Do pay a little more attention to your surroundings when you next arrive at Miami International Airport (especially customs), take a ride in a taxi, go grocery shopping and ask for a special cut of meat, drive on SW 8th ST and especially when you are standing in line at the Division of Motor Vehicles and you are holding number 179 and calling out number 23 in Spanish.

Please look around at all the many homes with security bars on their window, notice how many poor souls are inhabiting street corners asking for change, you will notice that there are many more police and even solders at our airport.

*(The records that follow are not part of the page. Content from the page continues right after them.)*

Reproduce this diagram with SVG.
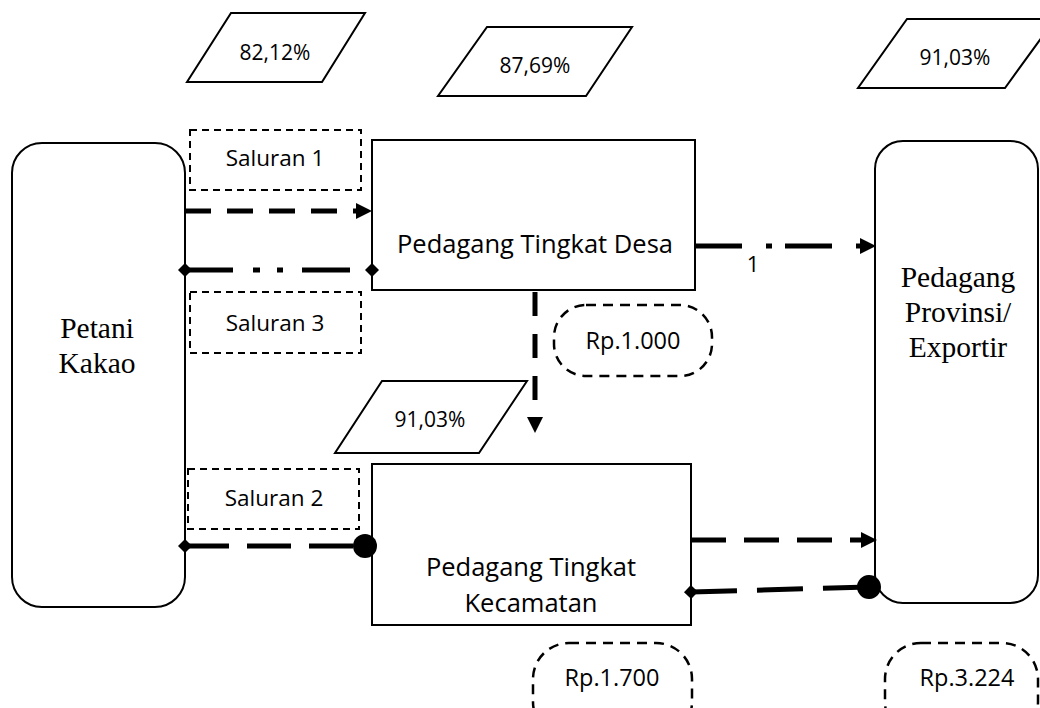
<svg xmlns="http://www.w3.org/2000/svg" width="1040" height="708" viewBox="0 0 1040 708">
<style>
.box{fill:#fff;stroke:#000;stroke-width:2}
.dbox{fill:#fff;stroke:#000;stroke-width:2;stroke-dasharray:7 5}
.rbox{fill:#fff;stroke:#000;stroke-width:2.5;stroke-dasharray:10 7}
.sans{font-family:"Open Sans","Noto Sans","Liberation Sans",sans-serif;fill:#000;text-anchor:middle}
.serif{font-family:"Liberation Serif","DejaVu Serif",serif;fill:#000;text-anchor:middle;font-size:29.5px}
.ln{fill:none;stroke:#000;stroke-width:5}
</style>
<defs>
<marker id="arr" markerUnits="userSpaceOnUse" markerWidth="16" markerHeight="16" refX="0" refY="8" orient="auto"><path d="M0,0 L16,8 L0,16 z" fill="#000"/></marker>
<marker id="dia" markerUnits="userSpaceOnUse" markerWidth="14" markerHeight="14" refX="7" refY="7" orient="auto"><path d="M0,7 L7,0 L14,7 L7,14 z" fill="#000"/></marker>
<marker id="dot" markerUnits="userSpaceOnUse" markerWidth="26" markerHeight="26" refX="13" refY="13" orient="auto"><circle cx="13" cy="13" r="12" fill="#000"/></marker>
</defs>
<rect width="1040" height="708" fill="#fff"/>

<g id="pct-82">
<polygon class="box" points="231,13 365,13 322,82 187,82"/>
<text class="sans" x="275" y="60" font-size="21">82,12%</text>
</g>
<g id="pct-87">
<polygon class="box" points="487,27 632,27 586,96 438,96"/>
<text class="sans" x="535" y="73" font-size="21">87,69%</text>
</g>
<g id="pct-91top">
<polygon class="box" points="907,19 1055,19 1005,88 858,88"/>
<text class="sans" x="955" y="65" font-size="21">91,03%</text>
</g>

<g id="petani">
<rect class="box" x="12" y="143" width="173" height="464" rx="30"/>
<text class="serif" x="97" y="338">Petani</text>
<text class="serif" x="97" y="373">Kakao</text>
</g>

<g id="provinsi">
<rect class="box" x="875" y="141" width="163" height="462" rx="28"/>
<text class="serif" x="958" y="287">Pedagang</text>
<text class="serif" x="958" y="322">Provinsi/</text>
<text class="serif" x="958" y="357">Exportir</text>
</g>

<g id="saluran1">
<rect class="dbox" x="190" y="130" width="171" height="60"/>
<text class="sans" x="275" y="166" font-size="22.5">Saluran 1</text>
</g>
<g id="saluran3">
<rect class="dbox" x="190" y="292" width="171" height="61"/>
<text class="sans" x="275" y="331" font-size="22.5">Saluran 3</text>
</g>
<g id="saluran2">
<rect class="dbox" x="188" y="469" width="171" height="60"/>
<text class="sans" x="274" y="506" font-size="22.5">Saluran 2</text>
</g>

<g id="desa">
<rect class="box" x="372" y="140" width="323" height="150"/>
<text class="sans" x="535" y="253" font-size="25.5">Pedagang Tingkat Desa</text>
</g>

<g id="kecamatan">
<rect class="box" x="372" y="464" width="319" height="161"/>
<text class="sans" x="531" y="576" font-size="25.5">Pedagang Tingkat</text>
<text class="sans" x="531" y="612" font-size="25.5">Kecamatan</text>
</g>

<g id="pct-91mid">
<polygon class="box" points="382,381 527,381 479,453 335,453"/>
<text class="sans" x="430" y="427" font-size="21">91,03%</text>
</g>

<g id="rp1000">
<rect class="rbox" x="554" y="305" width="158" height="71" rx="32"/>
<text class="sans" x="633" y="349" font-size="23.5">Rp.1.000</text>
</g>
<g id="rp1700">
<rect class="rbox" x="533" y="643" width="159" height="95" rx="36"/>
<text class="sans" x="612" y="686" font-size="23.5">Rp.1.700</text>
</g>
<g id="rp3224">
<rect class="rbox" x="885" y="643" width="153" height="95" rx="36"/>
<text class="sans" x="967" y="686" font-size="23.5">Rp.3.224</text>
</g>

<g id="connectors">
<path class="ln" d="M185,211 L356,211" stroke-dasharray="26 16" marker-end="url(#arr)"/>
<path class="ln" d="M185,270 L372,270" stroke-dasharray="48 20 7 17 6 19" marker-start="url(#dia)" marker-end="url(#dia)"/>
<path class="ln" d="M695,246 L860,246" stroke-dasharray="47 24 6 13" marker-end="url(#arr)"/>
<path class="ln" d="M535,292 L535,417" stroke-dasharray="24 18" marker-end="url(#arr)"/>
<path class="ln" d="M185,546 L365,546" stroke-dasharray="44 18" marker-start="url(#dia)" marker-end="url(#dot)"/>
<path class="ln" d="M691,540 L861,540" stroke-dasharray="35 18" marker-end="url(#arr)"/>
<path class="ln" d="M691,592 L869,587" stroke-dasharray="46 20" marker-start="url(#dia)" marker-end="url(#dot)"/>
<text class="sans" x="753" y="272" font-size="22">1</text>
</g>
</svg>
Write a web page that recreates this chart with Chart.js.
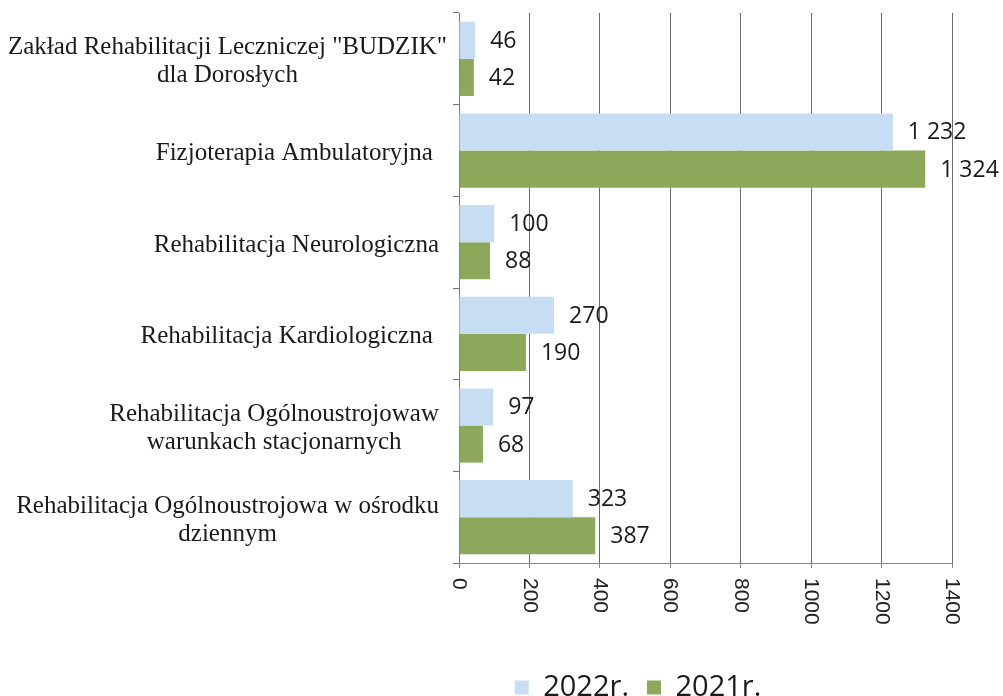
<!DOCTYPE html>
<html>
<head>
<meta charset="utf-8">
<script src="https://cdn.jsdelivr.net/npm/chart.js@4/dist/chart.umd.min.js"></script>
<style>
  html, body { margin: 0; padding: 0; background: #fff; overflow: hidden; }
  #wrap { width: 1003px; height: 696px; overflow: hidden; }
</style>
</head>
<body>
<div id="wrap"><canvas id="chart_bar" width="1003" height="712"></canvas></div>
<script>
// dane wykresu
var kategorie = [
    ['Zakład Rehabilitacji Leczniczej "BUDZIK"', 'dla Dorosłych'],
    ['Fizjoterapia Ambulatoryjna '],
    ['Rehabilitacja Neurologiczna'],
    ['Rehabilitacja Kardiologiczna '],
    ['Rehabilitacja Ogólnoustrojowaw', 'warunkach stacjonarnych'],
    ['Rehabilitacja Ogólnoustrojowa w ośrodku', 'dziennym']
];
var serie = ['2022r.', '2021r.'];
var dane_2022 = [46, 1232, 100, 270, 97, 323];
var dane_2021 = [42, 1324, 88, 190, 68, 387];
var os_x_ticks = [0, 200, 400, 600, 800, 1000, 1200, 1400];

function formatuj(v) {
    return String(v).replace(/\B(?=(\d{3})+(?!\d))/g, ' ');
}

// etykiety wartosci przy slupkach
var etykietyWartosci = {
    id: 'etykietyWartosci',
    afterDatasetsDraw: function(chart) {
        var ctx = chart.ctx;
        ctx.save();
        ctx.font = '23px "Open Sans"';
        ctx.fillStyle = '#1a1a1a';
        ctx.textAlign = 'left';
        ctx.textBaseline = 'middle';
        chart.data.datasets.forEach(function(ds, i) {
            var meta = chart.getDatasetMeta(i);
            meta.data.forEach(function(bar, j) {
                ctx.fillText(formatuj(ds.data[j]), bar.x + 15, bar.y + 1);
            });
        });
        ctx.restore();
    }
};

// etykiety kategorii (wysrodkowane, wieloliniowe) i pionowe etykiety osi X
var etykietyOsi = {
    id: 'etykietyOsi',
    afterDraw: function(chart) {
        var ctx = chart.ctx;
        var y = chart.scales.y;
        var x = chart.scales.x;
        ctx.save();
        ctx.font = '25px "Liberation Serif"';
        ctx.fillStyle = '#1a1a1a';
        ctx.textAlign = 'center';
        ctx.textBaseline = 'middle';
        var prawo = 439;
        var wys = 28;
        kategorie.forEach(function(linie, i) {
            var szer = 0;
            linie.forEach(function(l) { szer = Math.max(szer, ctx.measureText(l).width); });
            var cx = Math.max(prawo - szer / 2, 8 + szer / 2);
            var cy = y.getPixelForValue(i) + 3;
            var start = cy - (linie.length - 1) * wys / 2;
            linie.forEach(function(l, k) {
                ctx.fillText(l, cx, start + k * wys);
            });
        });

        ctx.font = '21px "Liberation Sans"';
        ctx.fillStyle = '#222';
        ctx.textAlign = 'left';
        os_x_ticks.forEach(function(t) {
            var px = x.getPixelForValue(t);
            ctx.save();
            ctx.translate(px, x.top + 15);
            ctx.rotate(Math.PI / 2);
            ctx.fillText(String(t), 0, 0);
            ctx.restore();
        });
        ctx.restore();
    }
};

var datos = {
    labels: kategorie,
    datasets: [{
            label: serie[0],
            backgroundColor: '#C6DDF3',
            data: dane_2022
        },
        {
            label: serie[1],
            backgroundColor: '#8CA85B',
            data: dane_2021
        }
    ]
};

var canvas = document.getElementById('chart_bar').getContext('2d');
window.bar = new Chart(canvas, {
    type: 'bar',
    data: datos,
    plugins: [etykietyWartosci, etykietyOsi],
    options: {
        indexAxis: 'y',
        responsive: false,
        animation: false,
        layout: {
            padding: { left: 324, right: 51, top: 13, bottom: 0 }
        },
        datasets: {
            bar: { categoryPercentage: 0.81, barPercentage: 1.0 }
        },
        scales: {
            y: {
                afterFit: function(scale) { scale.width = 135; },
                ticks: { display: false },
                grid: {
                    drawOnChartArea: false,
                    drawTicks: true,
                    tickLength: 6,
                    color: '#777'
                },
                border: { color: '#777' }
            },
            x: {
                min: 0,
                max: 1400,
                afterFit: function(scale) { scale.height = 92; },
                ticks: { display: false, stepSize: 200 },
                grid: {
                    color: '#6b6b6b',
                    drawTicks: true,
                    tickLength: 5,
                    tickColor: '#888'
                },
                border: { color: '#888' }
            }
        },
        plugins: {
            tooltip: { enabled: false },
            legend: {
                position: 'bottom',
                labels: {
                    font: { family: 'Open Sans', size: 29 },
                    color: '#1a1a1a',
                    boxWidth: 14,
                    boxHeight: 14,
                    padding: 18
                }
            }
        }
    }
});
</script>
</body>
</html>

Is Miami “First, Second or Third World?”

First World
Major industrialized non-Communist nations, including those in Western Europe, the United States, Canada, and Japan.

Second World
World's industrialized nations other than the U.S. and the U.S.S.R (Communist and socialist nations of the world).

Third World
Underdeveloped nations of the world, esp. those with widespread poverty, group of developing nations, esp. of Asia and Africa, that do not align themselves with the policies of either the U.S. or the former Soviet Union.

I guess each of us will have to determine that on our own.

I am just sure glad I speak some Spanish, play dominos and enjoy “El Rey De las Fritas” on SW 8th ST. and I hope that you do as well.

Harry Emilio Gottlieb
Coconut Grove

gimleteye said...

Thanks for taking the time to write some very interesting observations...

Anonymous said...

Harry Emilio Gottlieb -- good comments.....

Anonymous said...

Not only is first, second, and third world social constructions by the "west" or those with a "western" mindset wherever they may be living but your definitions are outdated. Did you notice that the USSR is gone?

Arin said...

So France is 2nd world just because they are socialist? They're out of debt and we keep raising the limit on our credit card...now who has a better handle on their finances?

France??? said...

Who said that France was a third world country or that they really have a handel on their finances? Haven't they exceeded the 3% EU budget surplus for several years now? Also, don't they have that ageing population/shrinking workforce problem?